Automotive growth is on track
Cypress' automotive business delivered stable revenue growth of 7% during the latest quarter, thanks to the company's relationships with major automakers and component suppliers. In fact, Cypress' Wi-Fi and Bluetooth connectivity chips have been approved by the top eight automotive OEMs (original equipment manufacturers), with Audi becoming its latest high-profile customer.
The German luxury car giant is using Cypress' 802.11ac connectivity module in the latest A8 sedan that was revealed in July to enable hot spot connectivity and other entertainment services. More importantly, the chipmaker has struck deals with big automotive component suppliers such as Bosch, Continental AG, and Denso that have elected to use its Traveo series of microcontrollers to control various body electronics functions in mass market cars such as the Toyota Camry.
Looking ahead, the company plans to witness an increase in the semiconductor content per vehicle. This is where Cypress' shrewd strategy of partnering with major players in the automotive space should reap rich dividends as the market gets bigger.
Cypress Semiconductor isn't profitable yet, though the company is fast moving toward this goal. Last quarter, the company's GAAP net loss fell to $0.07 per share as compared to the prior-year loss of $1.65 per share.
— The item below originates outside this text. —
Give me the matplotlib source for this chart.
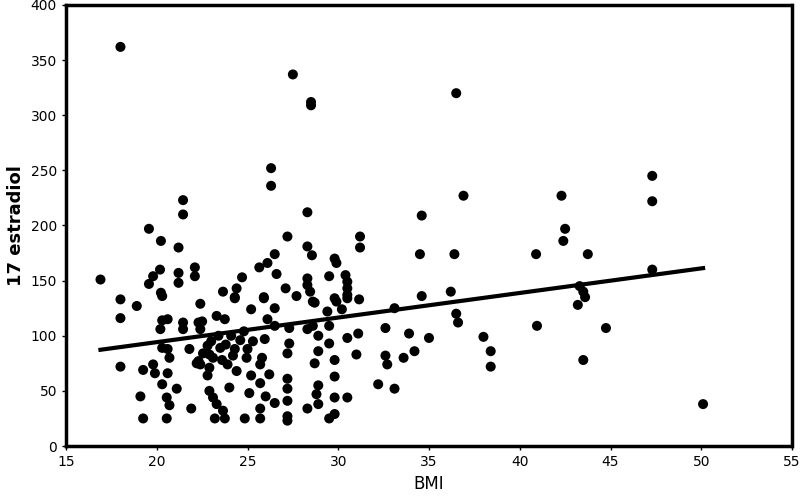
import numpy as np
import matplotlib
matplotlib.use("Agg")
import matplotlib.pyplot as plt

# BMI / 17 estradiol values
bmi = [18.0, 16.9, 18.0, 18.0, 18.0, 18.9, 19.1, 19.25, 19.25, 19.57,
       20.23, 21.2, 21.45, 21.45, 20.18, 19.8, 19.57, 20.23, 21.2, 21.2,
       22.1, 22.1, 20.3, 20.6, 20.2, 21.45, 21.45, 22.3, 20.3, 20.6,
       20.7, 21.8, 22.3, 19.8, 19.9, 20.6, 20.3, 21.1, 20.55, 20.7,
       21.9, 20.55, 20.3, 22.2,
       26.3, 26.3, 27.2, 26.5, 26.1, 25.65, 26.6, 24.7, 24.4, 23.65,
       27.1, 27.7, 25.9, 24.3,
       24.3, 25.9, 22.4, 26.5, 25.2, 23.3, 23.75, 22.5, 26.1, 26.5,
       27.3, 22.4, 24.1, 25.3, 25.95, 27.3, 22.8, 23.5, 24.3, 22.55,
       27.2, 23.1, 24.95, 25.8, 23.9, 22.4, 22.9, 25.7, 24.4, 22.8,
       25.2, 26.2, 25.7, 27.2, 24.0, 22.9, 25.1, 26.0, 27.2, 23.1,
       26.5, 27.2, 23.3, 25.7, 23.65, 23.2, 23.75, 24.85, 25.7, 27.2,
       27.2, 23.0, 23.4, 23.8, 24.2, 24.6, 22.9, 23.6, 24.8, 25.0,
       28.3, 31.2, 31.2, 28.3, 28.55, 29.8, 29.9, 29.5, 30.4, 30.5,
       30.5, 30.5, 28.3, 28.3, 28.45, 29.8, 31.15, 28.6,
       28.7, 29.9, 30.5, 29.4, 30.2, 33.1, 28.3, 28.6, 28.9, 29.5,
       30.5, 31.1, 32.6, 29.5, 28.9, 31.0, 32.6, 32.7, 28.7, 29.8,
       29.8, 28.9, 28.8, 29.8, 30.5, 32.2, 33.1, 28.9, 28.3, 29.8,
       29.5,
       27.5, 28.5, 28.5, 36.5, 36.9, 34.6, 34.5, 36.4, 34.6, 36.2,
       36.5, 36.6, 35.0, 33.9, 33.6, 34.2, 38.0, 38.4, 38.4, 40.9,
       40.95, 42.3, 42.5, 42.4, 43.75, 43.3, 43.5, 43.6, 43.2, 43.5,
       44.75, 47.3, 47.3, 47.3, 50.1]
estradiol = [362, 151, 133, 116, 72, 127, 45, 25, 69, 197,
             186, 180, 223, 210, 160, 154, 147, 139, 157, 148,
             162, 154, 114, 115, 106, 112, 106, 112, 89, 88,
             80, 88, 77, 74, 66, 66, 56, 52, 44, 37,
             34, 25, 136, 75,
             252, 236, 190, 174, 166, 162, 156, 153, 143, 140,
             143, 136, 135, 135,
             134, 134, 129, 125, 124, 118, 115, 113, 115, 109,
             107, 106, 100, 95, 97, 93, 91, 89, 88, 84,
             84, 80, 80, 80, 74, 74, 71, 74, 68, 64,
             64, 65, 57, 61, 53, 50, 48, 45, 52, 44,
             39, 41, 38, 34, 32, 25, 25, 25, 25, 23,
             27, 95, 100, 92, 82, 96, 83, 78, 104, 88,
             212, 190, 180, 181, 173, 170, 166, 154, 155, 149,
             143, 137, 152, 146, 140, 134, 133, 131,
             130, 131, 134, 122, 124, 125, 106, 109, 100, 109,
             98, 102, 107, 93, 86, 83, 82, 74, 75, 78,
             63, 55, 47, 44, 44, 56, 52, 38, 34, 29,
             25,
             337, 312, 309, 320, 227, 209, 174, 174, 136, 140,
             120, 112, 98, 102, 80, 86, 99, 86, 72, 174,
             109, 227, 197, 186, 174, 145, 140, 135, 128, 78,
             107, 245, 222, 160, 38]

# regression line
fit_intercept = 49.6
fit_slope = 2.23

fig, ax = plt.subplots(figsize=(8, 4.98), dpi=100)
fig.subplots_adjust(left=0.0825, right=0.99, top=0.99, bottom=0.1044)

ax.scatter(bmi, estradiol, s=52, color="black", edgecolors="none", zorder=3)

x_line = np.array([min(bmi), max(bmi)])
ax.plot(x_line, fit_intercept + fit_slope * x_line, color="black", linewidth=3, zorder=4)

ax.set_xlim(15, 55)
ax.set_ylim(0, 400)
ax.set_xticks(range(15, 56, 5))
ax.set_yticks(range(0, 401, 50))
ax.tick_params(direction="out", length=3, width=1, labelsize=10, color="black")

# textured frame of the original, approximated with dots
for s in ax.spines.values():
    s.set_linestyle((0, (1, 1)))
    s.set_linewidth(2.5)
    s.set_color("black")

ax.set_xlabel("BMI", fontsize=12)
ax.set_ylabel("17 estradiol", fontsize=13, fontweight="bold")

fig.savefig("out.png", dpi=100)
For the third quarter, Cypress' GAAP earnings could range between breakeven to a loss of $0.05 per share, according to the company.
Analysts expect Cypress to grow earnings 45% per year over the next five years. The company seems quite capable of hitting this mark given its pursuit of fast-growing opportunities as outlined above.
Cypress has the lowest price-to-sales ratio among its peers, indicating investors will have to pay a lower price for each dollar of the company's fast-growing sales. In fact, the chipmaker is already outperforming its peers as far as sales growth is concerned:
This all makes Cypress worth watching and perhaps buying.